___ Data excerpt ___

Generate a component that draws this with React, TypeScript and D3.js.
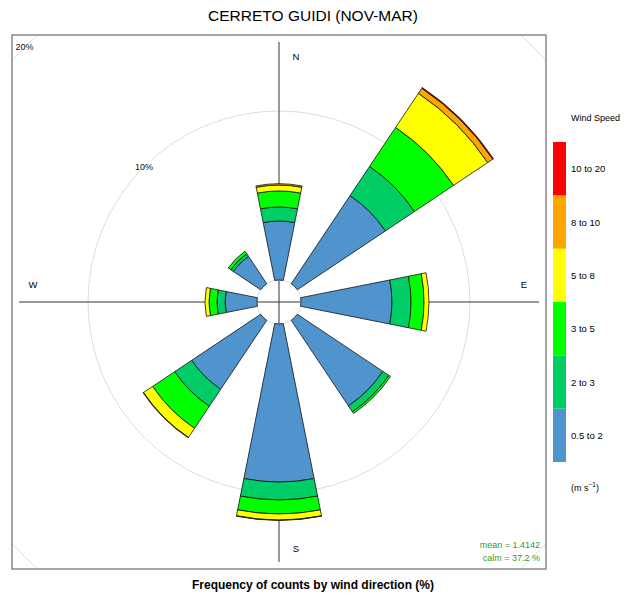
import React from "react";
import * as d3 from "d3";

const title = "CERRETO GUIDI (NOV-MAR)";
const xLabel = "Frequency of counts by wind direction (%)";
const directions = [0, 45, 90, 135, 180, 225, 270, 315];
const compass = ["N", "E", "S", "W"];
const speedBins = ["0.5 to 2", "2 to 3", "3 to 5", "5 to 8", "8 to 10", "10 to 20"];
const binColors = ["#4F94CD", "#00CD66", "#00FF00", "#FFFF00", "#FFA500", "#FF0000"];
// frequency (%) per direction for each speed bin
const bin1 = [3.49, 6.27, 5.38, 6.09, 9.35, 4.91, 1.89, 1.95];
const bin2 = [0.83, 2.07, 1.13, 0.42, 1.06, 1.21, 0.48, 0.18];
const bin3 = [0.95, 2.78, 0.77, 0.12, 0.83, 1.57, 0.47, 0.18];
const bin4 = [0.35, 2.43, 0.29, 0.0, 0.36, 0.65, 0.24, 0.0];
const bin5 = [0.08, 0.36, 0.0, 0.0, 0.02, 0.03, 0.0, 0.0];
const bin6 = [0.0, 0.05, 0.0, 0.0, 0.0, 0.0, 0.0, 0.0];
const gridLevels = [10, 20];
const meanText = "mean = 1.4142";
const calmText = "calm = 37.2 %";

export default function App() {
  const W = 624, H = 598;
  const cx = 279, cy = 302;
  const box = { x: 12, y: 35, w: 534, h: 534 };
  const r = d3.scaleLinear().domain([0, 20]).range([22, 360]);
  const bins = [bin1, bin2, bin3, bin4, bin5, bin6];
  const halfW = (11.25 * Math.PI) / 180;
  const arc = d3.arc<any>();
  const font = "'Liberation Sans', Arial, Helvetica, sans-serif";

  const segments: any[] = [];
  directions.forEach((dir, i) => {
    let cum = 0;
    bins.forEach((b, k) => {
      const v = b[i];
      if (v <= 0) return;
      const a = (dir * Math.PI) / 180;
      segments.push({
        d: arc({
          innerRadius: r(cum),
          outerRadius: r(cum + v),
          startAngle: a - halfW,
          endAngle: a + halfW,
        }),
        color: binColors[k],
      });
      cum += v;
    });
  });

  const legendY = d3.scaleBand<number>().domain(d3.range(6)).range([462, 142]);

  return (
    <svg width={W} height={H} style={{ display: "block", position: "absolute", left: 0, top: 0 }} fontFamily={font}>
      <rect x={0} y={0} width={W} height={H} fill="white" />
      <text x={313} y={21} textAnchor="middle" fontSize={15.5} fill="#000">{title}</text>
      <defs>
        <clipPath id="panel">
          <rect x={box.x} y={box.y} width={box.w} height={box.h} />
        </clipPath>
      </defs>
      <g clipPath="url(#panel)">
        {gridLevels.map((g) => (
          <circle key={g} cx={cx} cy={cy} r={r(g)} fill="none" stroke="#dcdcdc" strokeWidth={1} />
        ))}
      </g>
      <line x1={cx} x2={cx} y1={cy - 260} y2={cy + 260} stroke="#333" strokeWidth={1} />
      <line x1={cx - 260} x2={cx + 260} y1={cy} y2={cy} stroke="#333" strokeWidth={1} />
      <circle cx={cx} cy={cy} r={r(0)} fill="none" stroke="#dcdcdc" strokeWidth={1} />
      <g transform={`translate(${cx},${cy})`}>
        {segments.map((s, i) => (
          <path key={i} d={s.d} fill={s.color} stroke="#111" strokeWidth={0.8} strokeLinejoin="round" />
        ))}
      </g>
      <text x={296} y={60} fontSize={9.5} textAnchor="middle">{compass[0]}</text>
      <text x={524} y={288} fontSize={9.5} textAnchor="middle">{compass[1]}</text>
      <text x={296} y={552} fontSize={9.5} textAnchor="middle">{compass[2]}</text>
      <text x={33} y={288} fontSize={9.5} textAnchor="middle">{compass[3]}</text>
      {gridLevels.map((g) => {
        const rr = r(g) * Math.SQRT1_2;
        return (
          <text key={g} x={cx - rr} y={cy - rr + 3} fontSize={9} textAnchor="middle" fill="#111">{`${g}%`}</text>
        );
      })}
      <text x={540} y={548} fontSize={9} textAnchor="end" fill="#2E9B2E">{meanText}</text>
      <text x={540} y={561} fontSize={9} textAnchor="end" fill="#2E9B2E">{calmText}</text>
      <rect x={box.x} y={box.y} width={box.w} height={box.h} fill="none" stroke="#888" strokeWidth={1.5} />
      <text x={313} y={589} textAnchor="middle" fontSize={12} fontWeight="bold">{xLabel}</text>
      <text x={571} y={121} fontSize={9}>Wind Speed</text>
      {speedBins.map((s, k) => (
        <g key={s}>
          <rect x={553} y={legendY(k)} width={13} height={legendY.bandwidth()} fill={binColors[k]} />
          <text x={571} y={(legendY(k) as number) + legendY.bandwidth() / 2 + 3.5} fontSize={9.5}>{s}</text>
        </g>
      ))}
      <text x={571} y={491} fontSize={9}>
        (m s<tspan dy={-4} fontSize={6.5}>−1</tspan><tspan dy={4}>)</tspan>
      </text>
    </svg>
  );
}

___

Task requirements: From the data above, write out everything exactly except the pictures.

Complete answer:
Generate a component that draws this with React, TypeScript and D3.js.
import React from "react";
import * as d3 from "d3";

const title = "CERRETO GUIDI (NOV-MAR)";
const xLabel = "Frequency of counts by wind direction (%)";
const directions = [0, 45, 90, 135, 180, 225, 270, 315];
const compass = ["N", "E", "S", "W"];
const speedBins = ["0.5 to 2", "2 to 3", "3 to 5", "5 to 8", "8 to 10", "10 to 20"];
const binColors = ["#4F94CD", "#00CD66", "#00FF00", "#FFFF00", "#FFA500", "#FF0000"];
// frequency (%) per direction for each speed bin
const bin1 = [3.49, 6.27, 5.38, 6.09, 9.35, 4.91, 1.89, 1.95];
const bin2 = [0.83, 2.07, 1.13, 0.42, 1.06, 1.21, 0.48, 0.18];
const bin3 = [0.95, 2.78, 0.77, 0.12, 0.83, 1.57, 0.47, 0.18];
const bin4 = [0.35, 2.43, 0.29, 0.0, 0.36, 0.65, 0.24, 0.0];
const bin5 = [0.08, 0.36, 0.0, 0.0, 0.02, 0.03, 0.0, 0.0];
const bin6 = [0.0, 0.05, 0.0, 0.0, 0.0, 0.0, 0.0, 0.0];
const gridLevels = [10, 20];
const meanText = "mean = 1.4142";
const calmText = "calm = 37.2 %";

export default function App() {
  const W = 624, H = 598;
  const cx = 279, cy = 302;
  const box = { x: 12, y: 35, w: 534, h: 534 };
  const r = d3.scaleLinear().domain([0, 20]).range([22, 360]);
  const bins = [bin1, bin2, bin3, bin4, bin5, bin6];
  const halfW = (11.25 * Math.PI) / 180;
  const arc = d3.arc<any>();
  const font = "'Liberation Sans', Arial, Helvetica, sans-serif";

  const segments: any[] = [];
  directions.forEach((dir, i) => {
    let cum = 0;
    bins.forEach((b, k) => {
      const v = b[i];
      if (v <= 0) return;
      const a = (dir * Math.PI) / 180;
      segments.push({
        d: arc({
          innerRadius: r(cum),
          outerRadius: r(cum + v),
          startAngle: a - halfW,
          endAngle: a + halfW,
        }),
        color: binColors[k],
      });
      cum += v;
    });
  });

  const legendY = d3.scaleBand<number>().domain(d3.range(6)).range([462, 142]);

  return (
    <svg width={W} height={H} style={{ display: "block", position: "absolute", left: 0, top: 0 }} fontFamily={font}>
      <rect x={0} y={0} width={W} height={H} fill="white" />
      <text x={313} y={21} textAnchor="middle" fontSize={15.5} fill="#000">{title}</text>
      <defs>
        <clipPath id="panel">
          <rect x={box.x} y={box.y} width={box.w} height={box.h} />
        </clipPath>
      </defs>
      <g clipPath="url(#panel)">
        {gridLevels.map((g) => (
          <circle key={g} cx={cx} cy={cy} r={r(g)} fill="none" stroke="#dcdcdc" strokeWidth={1} />
        ))}
      </g>
      <line x1={cx} x2={cx} y1={cy - 260} y2={cy + 260} stroke="#333" strokeWidth={1} />
      <line x1={cx - 260} x2={cx + 260} y1={cy} y2={cy} stroke="#333" strokeWidth={1} />
      <circle cx={cx} cy={cy} r={r(0)} fill="none" stroke="#dcdcdc" strokeWidth={1} />
      <g transform={`translate(${cx},${cy})`}>
        {segments.map((s, i) => (
          <path key={i} d={s.d} fill={s.color} stroke="#111" strokeWidth={0.8} strokeLinejoin="round" />
        ))}
      </g>
      <text x={296} y={60} fontSize={9.5} textAnchor="middle">{compass[0]}</text>
      <text x={524} y={288} fontSize={9.5} textAnchor="middle">{compass[1]}</text>
      <text x={296} y={552} fontSize={9.5} textAnchor="middle">{compass[2]}</text>
      <text x={33} y={288} fontSize={9.5} textAnchor="middle">{compass[3]}</text>
      {gridLevels.map((g) => {
        const rr = r(g) * Math.SQRT1_2;
        return (
          <text key={g} x={cx - rr} y={cy - rr + 3} fontSize={9} textAnchor="middle" fill="#111">{`${g}%`}</text>
        );
      })}
      <text x={540} y={548} fontSize={9} textAnchor="end" fill="#2E9B2E">{meanText}</text>
      <text x={540} y={561} fontSize={9} textAnchor="end" fill="#2E9B2E">{calmText}</text>
      <rect x={box.x} y={box.y} width={box.w} height={box.h} fill="none" stroke="#888" strokeWidth={1.5} />
      <text x={313} y={589} textAnchor="middle" fontSize={12} fontWeight="bold">{xLabel}</text>
      <text x={571} y={121} fontSize={9}>Wind Speed</text>
      {speedBins.map((s, k) => (
        <g key={s}>
          <rect x={553} y={legendY(k)} width={13} height={legendY.bandwidth()} fill={binColors[k]} />
          <text x={571} y={(legendY(k) as number) + legendY.bandwidth() / 2 + 3.5} fontSize={9.5}>{s}</text>
        </g>
      ))}
      <text x={571} y={491} fontSize={9}>
        (m s<tspan dy={-4} fontSize={6.5}>−1</tspan><tspan dy={4}>)</tspan>
      </text>
    </svg>
  );
}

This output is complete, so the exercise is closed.